18 September 2011
The funeral of a lady who taught me about the Dusun's death ritual
Rest in peace ginan Lucy Lotimboi. I attended her funeral yesterday. For the first time ever, I attended a Dusun funeral that was most peaceful. There was no mogihad (weeping ritual for the deceased) although it was obvious that her loved ones were crying quietly. I shed some tears myself. It's quite strange because I hadn't really known the lady for so long, but it must have been because I was remembering her kindness. She was my husband's aunt by marriage and I've been marriedto him for 15 years but I didn't get the chance to see that side of the family that often. But she had carved herself a place in my heart, mainly because of her kindness. Whenever we visited, she would make me feel at home. And a few months ago, she had been very kind to be willing to share with me her knowledge about some Dusun rituals- especially on death custom.

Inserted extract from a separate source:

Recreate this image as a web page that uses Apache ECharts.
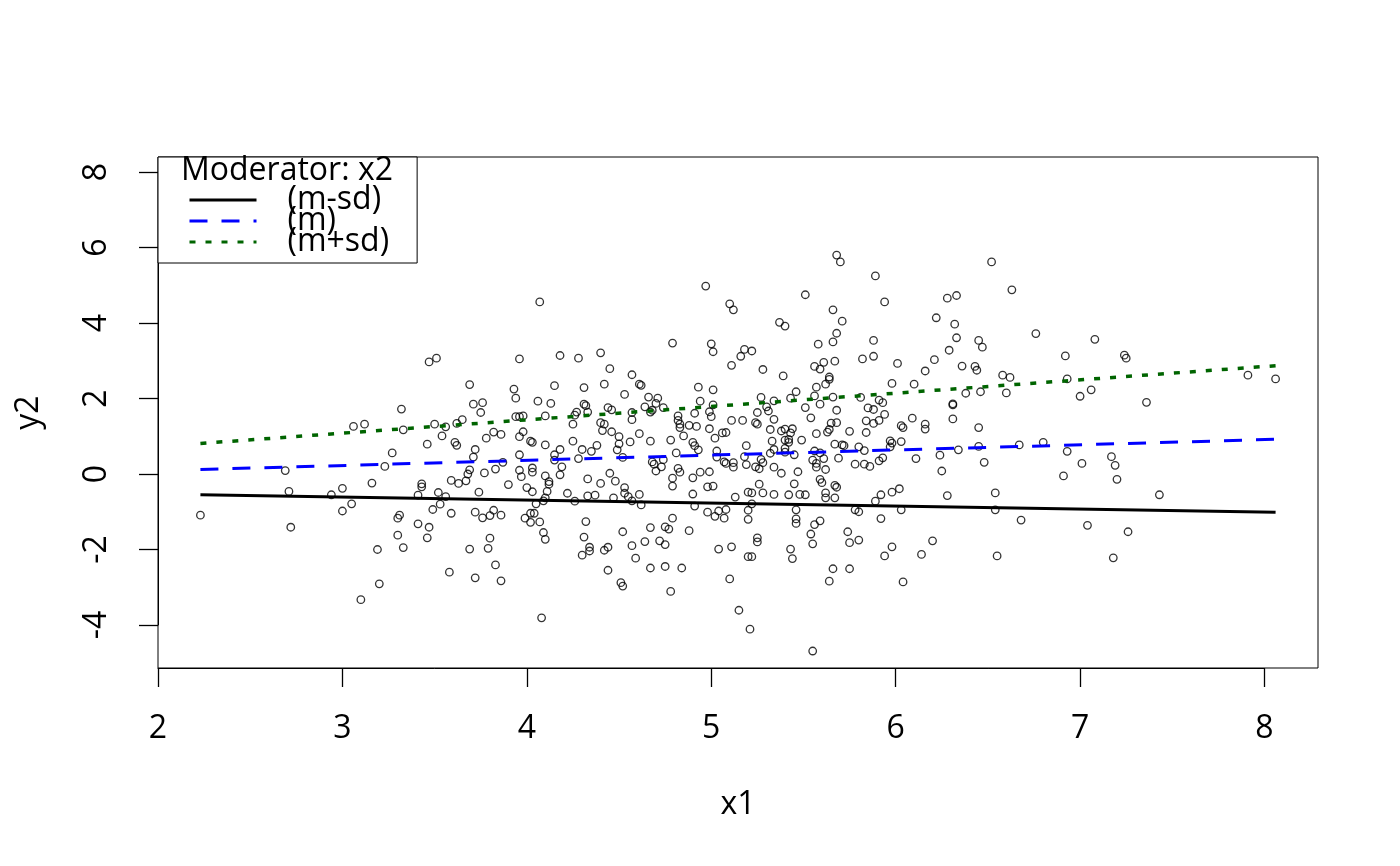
<!DOCTYPE html>
<html><head><meta charset="utf-8">
<script src="https://cdn.jsdelivr.net/npm/echarts/dist/echarts.min.js"></script>
<style>html,body{margin:0;padding:0;background:#fff}#c{width:1400px;height:866px}</style>
</head><body><div id="c"></div>
<script>
// ---- data ----
const observations = [
[3.47,2.97],[3.51,3.07],[3.32,1.72],[3.06,1.26],[3.12,1.32],[3.33,1.17],[3.50,1.32],[3.56,1.25],[3.54,1.01],[3.46,0.79],[3.27,0.56],
[2.69,0.09],[3.23,0.20],[2.23,-1.09],[2.71,-0.46],[2.72,-1.41],[2.94,-0.55],[3.00,-0.38],[3.00,-0.98],[3.05,-0.79],[3.16,-0.24],[3.19,-2.00],[3.20,-2.91],[3.10,-3.33],[3.31,-1.09],[3.30,-1.17],[3.30,-1.62],[3.33,-1.95],[3.41,-0.56],[3.43,-0.26],[3.43,-0.34],[3.41,-1.32],[3.47,-1.41],[3.46,-1.69],[3.49,-0.94],[3.52,-0.49],[3.53,-0.80],
[4.07,4.56],[4.97,4.98],[3.96,3.05],[4.18,3.14],[4.28,3.07],[4.40,3.21],[4.45,2.79],[4.79,3.47],[5.00,3.45],[5.01,3.24],[3.69,2.37],[3.93,2.25],[3.94,2.01],[4.15,2.34],[4.31,2.29],[4.42,2.38],[4.57,2.63],[4.61,2.38],[4.62,2.35],[4.53,2.11],[4.66,2.04],[4.71,2.01],[4.93,2.30],[5.01,2.23],[4.94,1.93],[3.71,1.85],[3.76,1.89],[3.75,1.63],[4.06,1.93],[4.13,1.87],[4.31,1.85],[4.32,1.81],[4.27,1.64],[4.26,1.56],[4.33,1.64],[4.44,1.76],[4.46,1.70],[4.64,1.78],[4.70,1.87],[4.74,1.76],[4.68,1.69],[4.67,1.64],[4.57,1.63],[4.57,1.44],[5.01,1.83],[4.99,1.65],[5.00,1.52],[4.91,1.61],[4.82,1.54],[3.94,1.52],[3.96,1.52],[3.98,1.54],[4.10,1.54],[3.62,1.34],[3.65,1.44],[3.61,0.84],[3.62,0.76],[3.72,0.65],[3.71,0.45],[3.78,0.95],[3.82,1.11],[3.86,1.05],[3.96,0.99],[3.98,1.12],[4.02,0.87],[4.03,0.84],[3.96,0.51],[4.10,0.77],[4.15,0.51],[4.18,0.65],[4.25,1.32],[4.25,0.87],[4.30,0.65],[4.35,0.60],[4.38,0.76],[4.40,1.36],[4.42,1.32],[4.41,1.15],[4.46,1.12],[4.50,0.99],[4.50,0.80],[4.49,0.64],[4.56,0.85],[4.61,1.07],[4.67,0.87],[4.78,0.90],[4.82,1.42],[4.83,1.32],[4.83,1.23],[4.85,1.01],[4.88,1.29],[4.92,1.26],[4.90,0.84],[4.91,0.75],[4.93,0.64],[4.99,1.20],[5.02,0.95],[5.06,1.09],[5.08,1.10],[4.81,0.56],[5.03,0.61],
[3.87,0.31],[4.15,0.37],[4.28,0.41],[4.52,0.44],[4.68,0.32],[4.69,0.26],[4.70,0.08],[4.73,0.19],[4.74,0.38],[4.82,0.15],[4.83,0.05],[5.03,0.45],[5.07,0.32],[5.08,0.28],[3.59,-0.17],[3.63,-0.25],[3.67,-0.18],[3.68,0.00],[3.69,0.11],[3.77,0.03],[3.83,0.13],[3.90,-0.28],[3.96,0.10],[3.97,-0.07],[4.03,0.16],[4.03,0.05],[4.10,-0.05],[4.12,-0.20],[4.12,-0.27],[4.11,-0.46],[4.19,0.19],[4.18,-0.02],[4.00,-0.36],[4.03,-0.47],[3.74,-0.48],[3.56,-0.60],[3.59,-1.04],[3.72,-1.01],[3.76,-1.16],[3.80,-1.10],[3.82,-0.96],[3.86,-1.09],[3.99,-1.17],[4.02,-1.04],[4.04,-1.04],[4.02,-1.28],[4.07,-1.27],[4.05,-0.79],[4.09,-0.71],[4.10,-0.63],[4.09,-1.55],[4.10,-1.73],[3.80,-1.70],[3.79,-1.97],[3.69,-1.99],[3.58,-2.60],[3.72,-2.75],[3.83,-2.41],[3.86,-2.83],[4.08,-3.81],[4.22,-0.51],[4.26,-0.72],[4.33,-0.13],[4.33,-0.58],[4.37,-0.56],[4.40,-0.25],[4.45,0.02],[4.48,-0.19],[4.47,-0.63],[4.53,-0.36],[4.53,-0.51],[4.55,-0.60],[4.57,-0.71],[4.61,-0.54],[4.62,-0.82],[4.32,-1.26],[4.31,-1.67],[4.34,-1.94],[4.34,-2.04],[4.30,-2.15],[4.42,-2.02],[4.44,-1.94],[4.52,-1.53],[4.57,-1.90],[4.59,-2.23],[4.44,-2.55],[4.51,-2.88],[4.52,-2.97],[4.64,-1.79],[4.67,-1.42],[4.67,-2.49],[4.72,-1.77],[4.75,-1.87],[4.75,-1.40],[4.77,-1.46],[4.79,-1.17],[4.75,-2.45],[4.84,-2.49],[4.78,-3.11],[4.88,-1.50],[4.79,-0.32],[4.79,-0.11],[4.90,-0.10],[4.94,0.05],[4.99,0.06],[4.90,-0.53],[4.91,-0.85],[4.98,-0.34],[5.01,-0.32],[4.98,-1.01],[5.02,-1.12],[5.04,-0.98],[5.07,-1.17],[5.08,-0.94],[5.04,-1.99],
[5.68,5.80],[5.70,5.62],[5.89,5.25],[6.52,5.62],[5.51,4.75],[5.10,4.51],[5.12,4.35],[5.94,4.56],[6.28,4.66],[6.33,4.73],[5.66,4.35],[5.71,4.05],[5.37,4.02],[5.40,3.92],[5.68,3.73],[5.66,3.50],[5.58,3.44],[6.22,4.14],[6.32,3.97],[6.33,3.61],[6.45,3.54],[6.47,3.36],[6.29,3.28],[5.88,3.54],[5.88,3.12],[5.82,3.05],[6.01,2.93],[6.21,3.03],[6.16,2.73],[6.36,2.86],[6.43,2.85],[6.44,2.75],[5.18,3.30],[5.22,3.26],[5.16,3.12],[5.11,2.88],[5.28,2.77],[5.39,2.60],[5.67,2.99],[5.61,2.96],[5.56,2.85],[5.59,2.78],[5.64,2.57],[5.64,2.51],[5.62,2.38],[5.57,2.30],[5.98,2.40],[6.10,2.38],[5.46,2.18],[5.43,2.01],[5.27,2.03],[5.34,1.94],[5.30,1.78],[5.31,1.67],[5.25,1.63],[5.56,2.07],[5.66,2.04],[5.59,1.85],[5.51,1.76],[5.68,1.69],[5.54,1.49],[5.81,2.03],[5.91,1.96],[5.93,1.89],[5.85,1.75],[5.88,1.71],[5.94,1.58],[5.91,1.42],[5.84,1.41],[5.88,1.34],[6.09,1.48],[6.03,1.28],[6.04,1.23],[6.16,1.32],[6.16,1.19],[6.31,1.86],[6.31,1.83],[6.31,1.46],[6.38,2.14],[6.46,2.18],[6.45,1.23],[5.11,1.42],[5.17,1.42],[5.24,1.36],[5.25,1.32],[5.34,1.45],[5.32,1.18],[5.38,1.14],[5.40,1.19],[5.43,1.09],[5.44,1.20],[5.57,1.07],[5.63,1.11],[5.64,1.18],[5.65,1.35],[5.68,1.36],[5.75,1.13],[5.84,1.10],[5.33,0.87],[5.40,0.90],[5.42,0.92],[5.42,0.84],[5.49,0.90],[5.19,0.75],[5.67,0.79],[5.71,0.77],[5.72,0.75],[5.80,0.72],[5.83,0.62],[5.97,0.88],[5.98,0.82],[5.97,0.72],[6.03,0.86],[5.34,0.65],[5.32,0.55],[5.40,0.68],[5.40,0.58],[5.45,0.51],[5.56,0.61],[5.59,0.56],[6.34,0.64],[6.45,0.73],
[5.18,0.46],[5.12,0.30],[5.12,0.18],[5.19,0.25],[5.24,0.19],[5.26,0.14],[5.27,0.39],[5.28,0.30],[5.34,0.18],[5.38,0.02],[5.47,0.06],[5.55,0.37],[5.57,0.28],[5.57,0.18],[5.61,0.41],[5.62,0.12],[5.69,0.42],[5.78,0.26],[5.83,0.26],[5.86,0.20],[5.91,0.35],[5.93,0.43],[6.11,0.41],[6.24,0.50],[6.25,0.08],[6.48,0.31],[5.26,-0.27],[5.45,-0.26],[5.59,-0.14],[5.60,-0.23],[5.67,-0.30],[5.68,-0.35],[5.20,-0.48],[5.22,-0.50],[5.28,-0.50],[5.34,-0.54],[5.42,-0.55],[5.48,-0.54],[5.51,-0.55],[5.62,-0.50],[5.62,-0.63],[5.67,-0.63],[5.13,-0.61],[5.22,-0.79],[5.20,-0.96],[5.20,-1.20],[5.46,-0.95],[5.46,-1.19],[5.46,-1.31],[5.56,-1.34],[5.59,-1.24],[5.54,-1.59],[5.55,-1.85],[5.25,-1.69],[5.25,-1.80],[5.11,-1.93],[5.20,-2.19],[5.22,-2.19],[5.43,-1.99],[5.44,-2.24],[5.10,-2.78],[5.15,-3.61],[5.21,-4.11],[5.55,-4.69],[5.66,-2.51],[5.64,-2.84],[5.75,-2.51],[5.74,-1.53],[5.75,-1.82],[5.80,-1.75],[5.78,-0.95],[5.80,-1.00],[5.89,-0.72],[5.92,-0.55],[5.98,-0.48],[6.02,-0.39],[6.03,-0.95],[5.92,-1.18],[5.98,-1.93],[5.94,-2.17],[6.04,-2.86],[6.14,-2.13],[6.20,-1.77],[6.28,-0.57],[6.54,-0.50],[6.54,-0.95],[6.55,-2.17],
[6.63,4.88],[6.76,3.72],[7.08,3.57],[6.92,3.13],[7.24,3.15],[7.25,3.07],[6.58,2.62],[6.62,2.56],[6.60,2.15],[6.93,2.52],[7.00,2.06],[7.06,2.23],[7.36,1.90],[7.91,2.62],[8.06,2.52],[6.67,0.77],[6.80,0.84],[6.93,0.60],
[7.17,0.46],[7.01,0.28],[7.19,0.23],[6.91,-0.05],[7.20,-0.14],[7.43,-0.55],[6.68,-1.22],[7.04,-1.36],[7.26,-1.53],[7.18,-2.22]
];
const lineX = [2.23, 8.06];
const lineMinusSd = [-0.55, -1.01];
const lineMean = [0.12, 0.92];
const linePlusSd = [0.81, 2.87];
const seriesNames = ['(m-sd)', '(m)', '(m+sd)'];
const legendTitle = 'Moderator: x2';
const xName = 'x1', yName = 'y2';
const xTickRange = [2, 8], xTickStep = 1;
const yTickRange = [-4, 8], yTickStep = 2;
const xRange = [2.0, 8.29];
const yRange = [-5.14, 8.40];

// ---- layout ----
const FONT = 'Open Sans';
const FS = 32;
const G = {left: 158, top: 157, width: 1160, height: 511};
const xPx = v => G.left + (v - xRange[0]) / (xRange[1] - xRange[0]) * G.width;
const yPx = v => G.top + (yRange[1] - v) / (yRange[1] - yRange[0]) * G.height;

const txt = {fontFamily: FONT, fontSize: FS, color: '#000', lineHeight: FS};
const chart = echarts.init(document.getElementById('c'), null, {renderer: 'canvas'});
const pair = ys => lineX.map((x, i) => [x, ys[i]]);

chart.setOption({
  animation: false,
  backgroundColor: '#fff',
  title: {text: legendTitle, left: 181, top: 155, padding: 0, z: 10,
    textStyle: Object.assign({fontWeight: 'normal'}, txt)},
  legend: {
    orient: 'vertical', left: G.left, top: G.top,
    padding: [27, 28, 5, 30], itemWidth: 67, itemHeight: 32, itemGap: -11,
    borderColor: '#000', borderWidth: 1, backgroundColor: '#fff',
    selectedMode: false,
    itemStyle: {opacity: 0},
    lineStyle: {width: 3},
    textStyle: {fontFamily: FONT, fontSize: FS, color: '#000', lineHeight: 32, padding: [0, 0, 0, 26]},
    data: seriesNames
  },
  grid: [
    {left: G.left, top: G.top, width: G.width, height: G.height, show: true,
     borderColor: '#000', borderWidth: 1, backgroundColor: 'transparent', outerBoundsMode: 'none', containLabel: false},
    {left: xPx(xTickRange[0]), width: xPx(xTickRange[1]) - xPx(xTickRange[0]),
     top: G.top + G.height - 1, height: 1, outerBoundsMode: 'none', containLabel: false},
    {left: G.left, width: 1, top: yPx(yTickRange[1]), height: yPx(yTickRange[0]) - yPx(yTickRange[1]),
     outerBoundsMode: 'none', containLabel: false}
  ],
  xAxis: [
    {gridIndex: 0, type: 'value', min: xRange[0], max: xRange[1],
     axisLine: {show: false}, axisTick: {show: false}, axisLabel: {show: false}, splitLine: {show: false},
     name: xName, nameLocation: 'middle', nameGap: 121, nameTextStyle: txt},
    {gridIndex: 1, type: 'value', min: xTickRange[0], max: xTickRange[1], interval: xTickStep, position: 'bottom',
     axisLine: {show: true, lineStyle: {color: '#000', width: 1}},
     axisTick: {show: true, length: 19, lineStyle: {color: '#000', width: 1.3}},
     axisLabel: Object.assign({margin: 45, showMinLabel: true, showMaxLabel: true}, txt),
     splitLine: {show: false}},
    {gridIndex: 2, type: 'value', show: false, min: 0, max: 1}
  ],
  yAxis: [
    {gridIndex: 0, type: 'value', min: yRange[0], max: yRange[1],
     axisLine: {show: false}, axisTick: {show: false}, axisLabel: {show: false}, splitLine: {show: false},
     name: yName, nameLocation: 'middle', nameGap: 113, nameRotate: 90, nameTextStyle: txt},
    {gridIndex: 1, type: 'value', show: false, min: 0, max: 1},
    {gridIndex: 2, type: 'value', min: yTickRange[0], max: yTickRange[1], interval: yTickStep, position: 'left',
     axisLine: {show: true, lineStyle: {color: '#000', width: 1}},
     axisTick: {show: true, length: 19, lineStyle: {color: '#000', width: 1.3}},
     axisLabel: Object.assign({margin: 45, rotate: 90, showMinLabel: true, showMaxLabel: true}, txt),
     splitLine: {show: false}}
  ],
  series: [
    {type: 'scatter', xAxisIndex: 0, yAxisIndex: 0, data: observations,
     symbol: 'circle', symbolSize: 7.5,
     itemStyle: {color: 'rgba(0,0,0,0)', borderColor: '#000', borderWidth: 1.3},
     emphasis: {disabled: true}, silent: true},
    {type: 'line', name: seriesNames[0], xAxisIndex: 0, yAxisIndex: 0, data: pair(lineMinusSd),
     symbol: 'none', lineStyle: {color: '#000', width: 3, type: 'solid'}, itemStyle: {color: '#000'}, silent: true},
    {type: 'line', name: seriesNames[1], xAxisIndex: 0, yAxisIndex: 0, data: pair(lineMean),
     symbol: 'none', lineStyle: {color: '#0000FF', width: 3, type: [18, 14]}, itemStyle: {color: '#0000FF'}, silent: true},
    {type: 'line', name: seriesNames[2], xAxisIndex: 0, yAxisIndex: 0, data: pair(linePlusSd),
     symbol: 'none', lineStyle: {color: '#006400', width: 3.5, type: [6, 10]}, itemStyle: {color: '#006400'}, silent: true}
  ]
});
</script></body></html>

I looked at her peaceful face as I paid my last respect. Silently I thank her for everything and bade her good bye. For a few seconds, I got the sensation that she was smiling with joy as she said good bye to everyone. At the mass, the priest comforted her family members by saying that although it is inevitable that death brings grief, it should be looked at as a new life, almost a celebration that the deceased is now in heaven with her loved ones. He said that the deceased's last request to her family members, "don't cry for me" was indeed very wise. Send her off with 'joy' because she wouldn't want anyone she left behind to be sad.
Her funeral was so different from the Dusun funerals she described to me (and I've attended some like those she described too). Of course some traditions to do with death were still observed like 'not allowed to take green vegetables' because green signifies life, or that before the body was buried somebody has to keep vigil all the time, so people still play cards and drink the whole night long the night before. But there was no lingering feeling of doom like what I've experienced in some funerals before.
In the next few days till the seventh day, her family members would still observe certain traditions: no music, mongotomou (hanging green leaves outside of the house to ward off bad spirits), and on the seventh day there would be the popotongkiad (farewelling) ritual that would involve magauh (putting ash on a little plate so that when her soul is called to come over and take all her belongings, she could leave a little mark that means "I have come" on the plate of ash), and momisok (turning off light- that's when her sould would be called to come over). All these would be incorporated in the Catholic rites that she had embraced along with her family members.
Rest in peace ginan Lucy Lotimboi. You will be missed.